A set of eleven spherical models, extending from the early Jurassic Period to the present, is shown in Figure 3. These models have since been extended back in time to the early Archaean Era (about 4,500 million years ago) and one model projected to five million years into the future (models not shown here).
To construct each of the models, successively older geological time stripes paralleling the mid-ocean spreading ridges (Figure 2) are simply removed. Each crustal plate is then restored to a pre-spreading, or pre-extension configuration at a reduced Earth radius along their common plate or continental margin respectively. By successively removing young oceanic crust and reuniting the continental and oceanic plates along their common mid-ocean-ridges, each of the models shown in Figure 3 demonstrates a better than 99% plate fit-together.
On these models, during the Triassic period (the time period before the Jurassic), continental crust, as well as sediments deposited around the continental margins, are then shown to envelope the Earth as a complete continental shell at about 52% of the present Earth radius. At that time the sediments along the continental margins (shown as white in Figure 3) formed a global network, representing the location of shallow seas surrounding and on-lapping the ancient continental lands.

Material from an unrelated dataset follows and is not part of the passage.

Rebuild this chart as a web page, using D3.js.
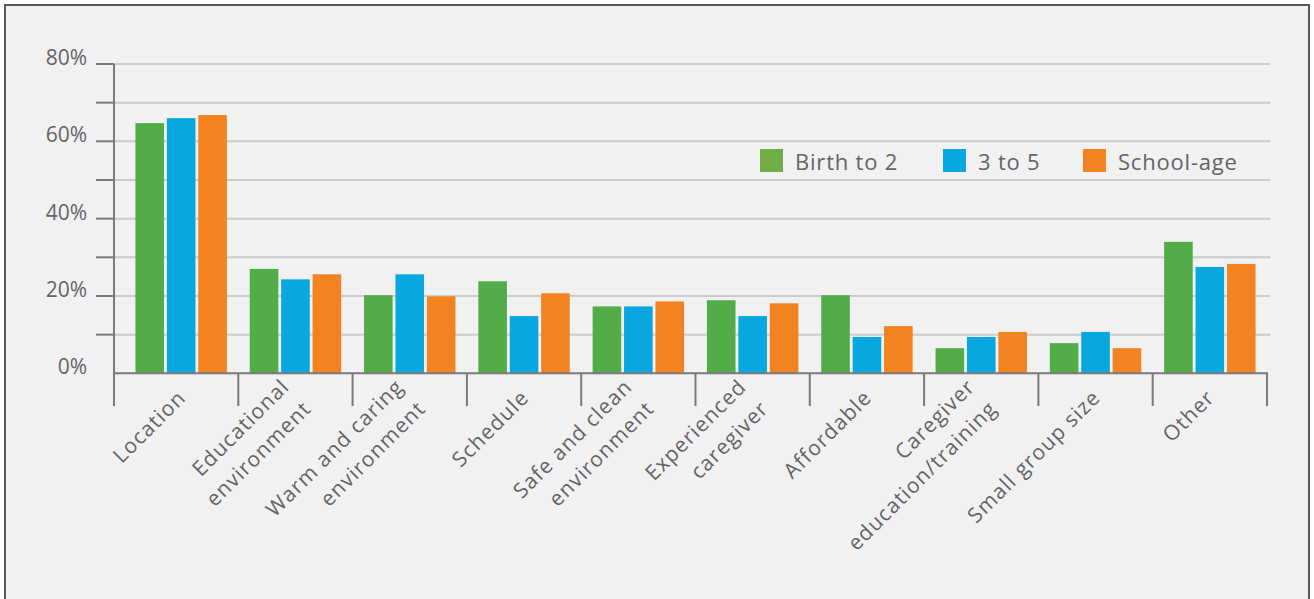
<!DOCTYPE html>
<html>
<head>
<meta charset="utf-8">
<script src="https://cdn.jsdelivr.net/npm/d3@7"></script>
<style>
	body { margin: 0; background: #ffffff; }
	svg { display: block; font-family: "Open Sans", "Noto Sans", sans-serif; }
</style>
</head>
<body>
<svg id="chart" width="1314" height="599"></svg>
<script>
// Data
var categories = ["Location", "Educational\nenvironment", "Warm and caring\nenvironment", "Schedule",
	"Safe and clean\nenvironment", "Experienced\ncaregiver", "Affordable",
	"Caregiver\neducation/training", "Small group size", "Other"];
var seriesNames = ["Birth to 2", "3 to 5", "School-age"];
var birthTo2 = [64.7, 27, 20.2, 23.8, 17.3, 18.9, 20.2, 6.5, 7.8, 34];
var threeTo5 = [66, 24.3, 25.6, 14.8, 17.3, 14.8, 9.4, 9.4, 10.7, 27.5];
var schoolAge = [66.8, 25.6, 19.9, 20.7, 18.6, 18.1, 12.2, 10.7, 6.5, 28.3];
var yTicks = [0, 20, 40, 60, 80];
var yMinorTicks = [10, 20, 30, 40, 50, 60, 70, 80];

var barColors = ["#52ad48", "#09a7df", "#f38321"];
var legendColors = ["#70ad47", "#09a7df", "#f38321"];
var textColor = "#646466";
var axisColor = "#7a7a7c";

var svg = d3.select("#chart");

// Frame
svg.append("rect")
	.attr("x", 5).attr("y", 5)
	.attr("width", 1304).attr("height", 610)
	.attr("fill", "#f1f1f1")
	.attr("stroke", "#5a5a5c")
	.attr("stroke-width", 2);

var axisX = 114;
var y = d3.scaleLinear().domain([0, 80]).range([373.3, 64]);
var x0 = d3.scaleBand().domain(categories).range([124, 1267]).paddingInner(0.2).paddingOuter(0.1);
var x1 = d3.scaleBand().domain(seriesNames).range([0, x0.bandwidth()]).paddingInner(0.09);

// Gridlines
svg.append("g").selectAll("line").data(yMinorTicks).join("line")
	.attr("x1", axisX).attr("x2", 1270)
	.attr("y1", function(d) { return y(d); })
	.attr("y2", function(d) { return y(d); })
	.attr("stroke", "#cbcbcb")
	.attr("stroke-width", 2);

// Y axis ticks
svg.append("g").selectAll("line").data(yMinorTicks).join("line")
	.attr("x1", 96).attr("x2", axisX)
	.attr("y1", function(d) { return y(d); })
	.attr("y2", function(d) { return y(d); })
	.attr("stroke", axisColor)
	.attr("stroke-width", 2);

svg.append("g").selectAll("text").data(yTicks).join("text")
	.attr("x", 87)
	.attr("y", function(d) { return y(d) + 1; })
	.attr("text-anchor", "end")
	.style("font-size", "21px")
	.style("fill", textColor)
	.text(function(d) { return d + "%"; });

// Bars
var seriesData = [birthTo2, threeTo5, schoolAge];
var groups = svg.append("g").selectAll("g").data(categories).join("g")
	.attr("transform", function(d) { return "translate(" + x0(d) + ",0)"; });

groups.selectAll("rect")
	.data(function(d, i) {
		return seriesNames.map(function(s, j) { return {series: s, idx: j, value: seriesData[j][i]}; });
	})
	.join("rect")
	.attr("x", function(d) { return x1(d.series); })
	.attr("width", x1.bandwidth())
	.attr("y", function(d) { return y(d.value); })
	.attr("height", function(d) { return y(0) - y(d.value); })
	.attr("fill", function(d) { return barColors[d.idx]; });

// X axis line + category separators
var step = x0.step();
var halfGap = step * x0.paddingInner() / 2;
var sepX = [axisX].concat(categories.map(function(d) { return x0(d) + x0.bandwidth() + halfGap; }));

svg.append("line")
	.attr("x1", axisX).attr("x2", sepX[sepX.length - 1] + 1)
	.attr("y1", y(0)).attr("y2", y(0))
	.attr("stroke", axisColor).attr("stroke-width", 2);

svg.append("line")
	.attr("x1", axisX).attr("x2", axisX)
	.attr("y1", y(80)).attr("y2", y(0))
	.attr("stroke", axisColor).attr("stroke-width", 2);

svg.append("g").selectAll("line").data(sepX).join("line")
	.attr("x1", function(d) { return d; })
	.attr("x2", function(d) { return d; })
	.attr("y1", y(0)).attr("y2", 406)
	.attr("stroke", axisColor).attr("stroke-width", 2);

// Category labels (rotated)
var lineH = 31;
var labels = svg.append("g").selectAll("text").data(categories).join("text")
	.attr("transform", function(d) {
		return "translate(" + (x0(d) + x0.bandwidth() / 2 + 6) + ",399) rotate(-45)";
	})
	.attr("text-anchor", "end")
	.style("font-size", "21px")
	.style("letter-spacing", "1.1px")
	.style("fill", textColor);

labels.each(function(d) {
	var lines = d.split(/\n/);
	var t = d3.select(this);
	for (var i = 0; i < lines.length; i++) {
		t.append("tspan")
			.attr("x", 0)
			.attr("y", (i - (lines.length - 1) / 2) * lineH)
			.text(lines[i]);
	}
});

// Legend
var legendX = [760, 943, 1083];
var legend = svg.append("g").selectAll("g").data(seriesNames).join("g")
	.attr("transform", function(d, i) { return "translate(" + legendX[i] + ",149)"; });

legend.append("rect")
	.attr("width", 23).attr("height", 23)
	.attr("fill", function(d, i) { return legendColors[i]; });

legend.append("text")
	.attr("x", 35).attr("y", 21)
	.style("font-size", "22px")
	.style("letter-spacing", "0.8px")
	.style("fill", textColor)
	.text(function(d) { return d; });
</script>
</body>
</html>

Figure 1: Spherical Archaean to future Expanding Earth models. Models show relative increase in Earth radii during Earth history, and include both continental and oceanic geology. Models range in age from the late Archaean to Recent, plus one model projected 5 million years into the future. (Geology after the CGMW and UNESCO bedrock geology map, 1990). Click here to see a bigger version of this figure.|
This unique fit-together of the lands and an ancient sea demonstrates that Expansion Tectonics is indeed a viable process. By modeling oceanic and continental crusts on a reduced radius Earth model it effectively removes the need to arbitrarily fragment continents to maintain a constant Earth radius. It also removes the need to dispose of excess oceanic crust by subduction when opening each of the modern oceans.